4. By this method, thus getting rid at once, in a great measure, of errours of observation, we obtain data which are more true than the individual facts themselves. The philosopher’s business is to compare his hypotheses with facts, as we have often said. But if we make the comparison with separate special facts, we are liable to be perplexed or misled, to an unknown amount, by the errours of observation; which may cause the hypothetical and the observed result to agree, or to disagree, when otherwise they would not do so. If, however, we thus take the whole mass of the facts, and remove the errours of actual observation[31], by making the curve which expresses the supposed observation regular and smooth, we have the separate facts corrected by their general tendency. We are put in possession, as we have said, of something more true than any fact by itself is.

[31] Ib. vol. v. p. 4.

One of the most admirable examples of the use of this Method of Curves is found in Sir John Herschel’s Investigation of the Orbits of Double Stars[32]. The author there shows how far inferior the direct observations of the angle of position are, to the observations corrected by a curve in the manner above stated. ‘This curve once drawn,’ he says, ‘must represent, it is evident, the law of variation of the angle of position, with the time, not only for instants intermediate between the dates of observations, but even at the moments of observation themselves, much better than the individual raw observations can possibly (on an average) do. It is only requisite to try a case or two, to be satisfied that by substituting the curve for the points, we have made a nearer approach to nature, and in a great measure eliminated errours of observation.’ ‘In following the graphical process,’ he adds, ‘we have a conviction almost approaching to moral certainty that 208 we cannot be greatly misled.’ Again, having thus corrected the raw observations, he makes another use of the graphical method, by trying whether an ellipse can be drawn ‘if not through, at least among the points, so as to approach tolerably near them all; and thus approaching to the orbit which is the subject of investigation.’

[32] Ib.

5. The Obstacles which principally impede the application of the Method of Curves are (I.) our ignorance of the arguments of the changes, and (II.) the complication of several laws with one another.

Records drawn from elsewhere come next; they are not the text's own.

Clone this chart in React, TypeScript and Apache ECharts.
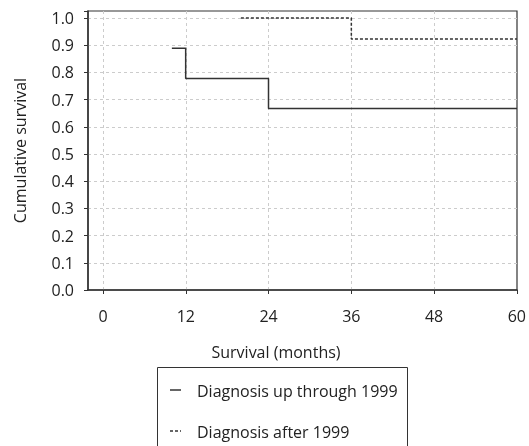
import React, { useEffect, useRef } from "react";
import * as echarts from "echarts";

const seriesNames = ["Diagnosis up through 1999", "Diagnosis after 1999"];
const upTo1999Months = [10, 12, 24, 60];
const upTo1999Survival = [0.889, 0.778, 0.667, 0.667];
const after1999Months = [20, 36, 60];
const after1999Survival = [1.0, 0.923, 0.923];
const xTicks = [0, 12, 24, 36, 48, 60];
const yTicks = [0, 0.1, 0.2, 0.3, 0.4, 0.5, 0.6, 0.7, 0.8, 0.9, 1.0];
const xTitle = "Survival (months)";
const yTitle = "Cumulative survival";

const FONT = "Open Sans";
const DOT: number[] = [3, 2];

export default function App() {
  const ref = useRef<HTMLDivElement>(null);
  useEffect(() => {
    document.body.style.margin = "0";
    const chart = echarts.init(ref.current!, null, { renderer: "svg" });
    const s1 = upTo1999Months.map((m, i) => [m, upTo1999Survival[i]]);
    const s2 = after1999Months.map((m, i) => [m, after1999Survival[i]]);
    const gridTop = 11;
    const gridBottom = 156;
    const gridRight = 12;
    const legendRows = [
      { y: 390, dash: "solid" as any },
      { y: 431, dash: DOT as any },
    ];
    const legendGraphics: any[] = [];
    legendRows.forEach((r, i) => {
      legendGraphics.push({
        type: "line", shape: { x1: 170, y1: r.y, x2: 181, y2: r.y },
        style: { stroke: "#333", lineWidth: 1.5, lineDash: r.dash === "solid" ? null : r.dash },
      });
      legendGraphics.push({
        type: "text", x: 197, y: r.y + 1,
        style: { text: seriesNames[i], fill: "#222", font: `16px "${FONT}"`, textAlign: "left", textVerticalAlign: "middle" },
      });
    });
    chart.setOption({
      animation: false,
      textStyle: { fontFamily: FONT },
      grid: [
        { left: 88, right: gridRight, top: gridTop, bottom: gridBottom, show: true, borderColor: "#333", borderWidth: 1.2, backgroundColor: "transparent" },
        { left: 103, right: gridRight, top: gridTop, bottom: gridBottom },
      ],
      xAxis: [
        {
          gridIndex: 0, type: "value", min: -2.15, max: 60,
          axisLine: { show: true, onZero: false, lineStyle: { color: "#333", width: 1.5 } },
          axisTick: { show: false }, axisLabel: { show: false }, splitLine: { show: false },
        },
        {
          gridIndex: 1, type: "value", min: 0, max: xTicks[xTicks.length - 1], interval: 12,
          axisLine: { show: false, onZero: false },
          axisTick: { show: true, length: 4, lineStyle: { color: "#333" } },
          axisLabel: { color: "#222", fontSize: 16, fontFamily: FONT, margin: 18, formatter: (v: number) => (xTicks.includes(v) ? String(v) : "") },
          splitLine: { show: true, showMaxLine: false, lineStyle: { color: "#ccc", type: [3, 3] } },
        },
      ],
      yAxis: [
        {
          gridIndex: 0, type: "value", min: 0, max: 1.026, interval: 0.1,
          name: yTitle, nameLocation: "middle", nameGap: 60,
          nameTextStyle: { color: "#222", fontSize: 16, fontFamily: FONT },
          axisLine: { show: true, onZero: false, lineStyle: { color: "#333", width: 1.5 } },
          axisTick: { show: true, length: 4, lineStyle: { color: "#333" } },
          axisLabel: {
            color: "#222", fontSize: 16, fontFamily: FONT, margin: 14,
            formatter: (v: number) => {
              const t = yTicks.find((y) => Math.abs(y - v) < 1e-6);
              return t === undefined ? "" : t.toFixed(1);
            },
          },
          splitLine: { show: true, showMaxLine: false, showMinLine: false, lineStyle: { color: "#ccc", type: [3, 3] } },
        },
        { gridIndex: 1, type: "value", min: 0, max: 1.026, show: false, axisLine: { show: false, onZero: false }, splitLine: { show: false } },
      ],
      graphic: [
        { type: "rect", left: 155, top: 365, shape: { width: 250, height: 100 }, style: { fill: "none", stroke: "#333", lineWidth: 1 } },
        { type: "text", x: 276, y: 352, style: { text: xTitle, fill: "#222", font: `16px "${FONT}"`, textAlign: "center", textVerticalAlign: "middle" } },
        ...legendGraphics,
      ],
      series: [
        {
          name: seriesNames[0], type: "line", step: "end", xAxisIndex: 0, yAxisIndex: 0, data: s1,
          symbol: "none", lineStyle: { color: "#333", width: 1.5, type: "solid" }, itemStyle: { color: "#333" },
        },
        {
          name: seriesNames[1], type: "line", step: "end", xAxisIndex: 0, yAxisIndex: 0, data: s2,
          symbol: "none", lineStyle: { color: "#333", width: 1.5, type: DOT }, itemStyle: { color: "#333" },
        },
      ],
    });
    return () => chart.dispose();
  }, []);
  return <div ref={ref} style={{ position: "fixed", left: 0, top: 0, width: 529, height: 446 }} />;
}
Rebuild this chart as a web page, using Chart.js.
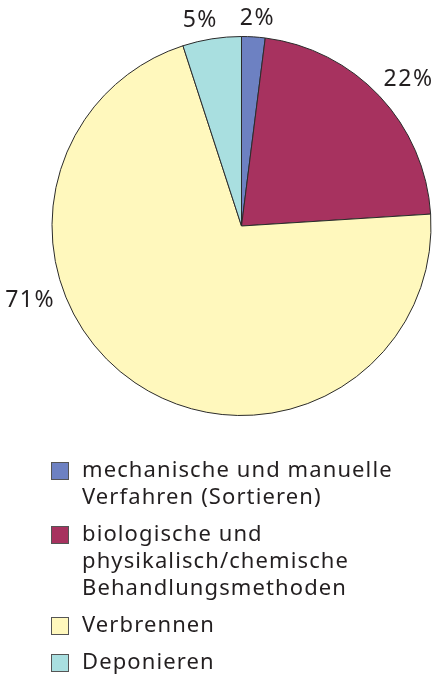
<!DOCTYPE html>
<html>
<head>
<meta charset="utf-8">
<script src="https://cdn.jsdelivr.net/npm/chart.js@4"></script>
<style>
  html, body { margin: 0; padding: 0; background: #ffffff; }
  #wrap { width: 436px; height: 680px; position: relative; }
</style>
</head>
<body>
<div id="wrap"><canvas id="myChart" width="436" height="680"></canvas></div>
<script>
// Anteile der Entsorgungswege in %
const categories = [
    ['mechanische und manuelle', 'Verfahren (Sortieren)'],
    ['biologische und', 'physikalisch/chemische', 'Behandlungsmethoden'],
    ['Verbrennen'],
    ['Deponieren']
];
const values = [2, 22, 71, 5];
const valueLabels = ['2%', '22%', '71%', '5%'];

const colors = ['#6d81c2', '#a7325f', '#fff8bd', '#a9dfe0'];
const textColor = '#231f20';
const fontFamily = '"Noto Sans", "Liberation Sans", sans-serif';

// where the percent labels sit: angle from 12 o'clock (deg) and distance from center
const labelPlacement = [
    { angle: 4.4, dist: 208 },
    { angle: 48.8, dist: 222 },
    { angle: 250.7, dist: 224 },
    { angle: 348.7, dist: 210 }
];

const outsideLabels = {
    id: 'outsideLabels',
    afterDraw(chart) {
        const ctx = chart.ctx;
        const arc = chart.getDatasetMeta(0).data[0];
        const cx = arc.x, cy = arc.y;
        ctx.save();
        ctx.fillStyle = textColor;
        ctx.font = '23px ' + fontFamily;
        ctx.letterSpacing = '1.5px';
        ctx.textAlign = 'center';
        ctx.textBaseline = 'middle';
        valueLabels.forEach((txt, i) => {
            const a = labelPlacement[i].angle * Math.PI / 180;
            const d = labelPlacement[i].dist;
            ctx.fillText(txt, cx + Math.sin(a) * d, cy - Math.cos(a) * d);
        });
        ctx.restore();
    }
};

// Legende unten, mehrzeilig
const bottomLegend = {
    id: 'bottomLegend',
    afterDraw(chart) {
        const ctx = chart.ctx;
        const boxX = 51, box = 18, textX = 82;
        const lineH = 27, gap = 10;
        let y = 471;
        ctx.save();
        ctx.font = '22px ' + fontFamily;
        ctx.letterSpacing = '1.1px';
        ctx.textBaseline = 'middle';
        ctx.textAlign = 'left';
        categories.forEach((lines, i) => {
            ctx.fillStyle = colors[i];
            ctx.fillRect(boxX, y - box / 2, box, box);
            ctx.strokeStyle = '#555555';
            ctx.lineWidth = 1;
            ctx.strokeRect(boxX + 0.5, y - box / 2 + 0.5, box - 1, box - 1);
            ctx.fillStyle = textColor;
            lines.forEach((ln, j) => {
                ctx.fillText(ln, textX, y + j * lineH);
            });
            y += lines.length * lineH + gap;
        });
        ctx.restore();
    }
};

const ctx = document.getElementById('myChart').getContext('2d');
const chart = new Chart(ctx, {
    type: 'pie',
    data: {
        labels: categories.map(c => c.join(' ')),
        datasets: [{
            data: values,
            backgroundColor: colors,
            borderColor: '#2b2b2b',
            borderWidth: 1
        }]
    },
    options: {
        responsive: false,
        animation: false,
        layout: { padding: { left: 51, right: 4, top: 36, bottom: 264 } },
        plugins: {
            legend: { display: false },
            tooltip: { enabled: false }
        }
    },
    plugins: [outsideLabels, bottomLegend]
});
</script>
</body>
</html>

(I.) If we do not know on what quantity those changes depend which we are studying, we may fail entirely in detecting the law of the changes, although we throw the observations into curves. For the true argument of the change should, in fact, be made the abscissa of the curve. If we were to express, by a series of ordinates, the hour of high water on successive days, we should not obtain, or should obtain very imperfectly, the law which these times follow; for the real argument of this change is not the solar hour, but the hour at which the moon passes the meridian. But if we are supposed to be aware that this is the argument, (which theory suggests and trial instantly confirms) we then do immediately obtain the primary Rules of the Time of High Water, by throwing a series of observations into a Curve, with the Hour of the Moon’s Transit for the abscissa.

In like manner, when we have obtained the first great or Semi-mensual Inequality of the tides, if we endeavour to discover the laws of other Inequalities by means of curves, we must take from theory the suggestion that the Arguments of such inequalities will probably be the parallax and the declination of the moon. This suggestion again is confirmed by trial; but if we were supposed to be entirely ignorant of the dependence of the changes of the tide on the Distance and Declination of the moon, the curves would exhibit unintelligible and seemingly capricious changes. For by the effect of the Inequality arising from the Parallax, the convexities of the curves which belong to the 209 spring tides, are in some years made alternately greater and less all the year through; while in other years they are made all nearly equal. This difference does not betray its origin, till we refer it to the Parallax; and the same difficulty in proceeding would arise if we were ignorant that the moon’s Declination is one of the Arguments of tidal changes.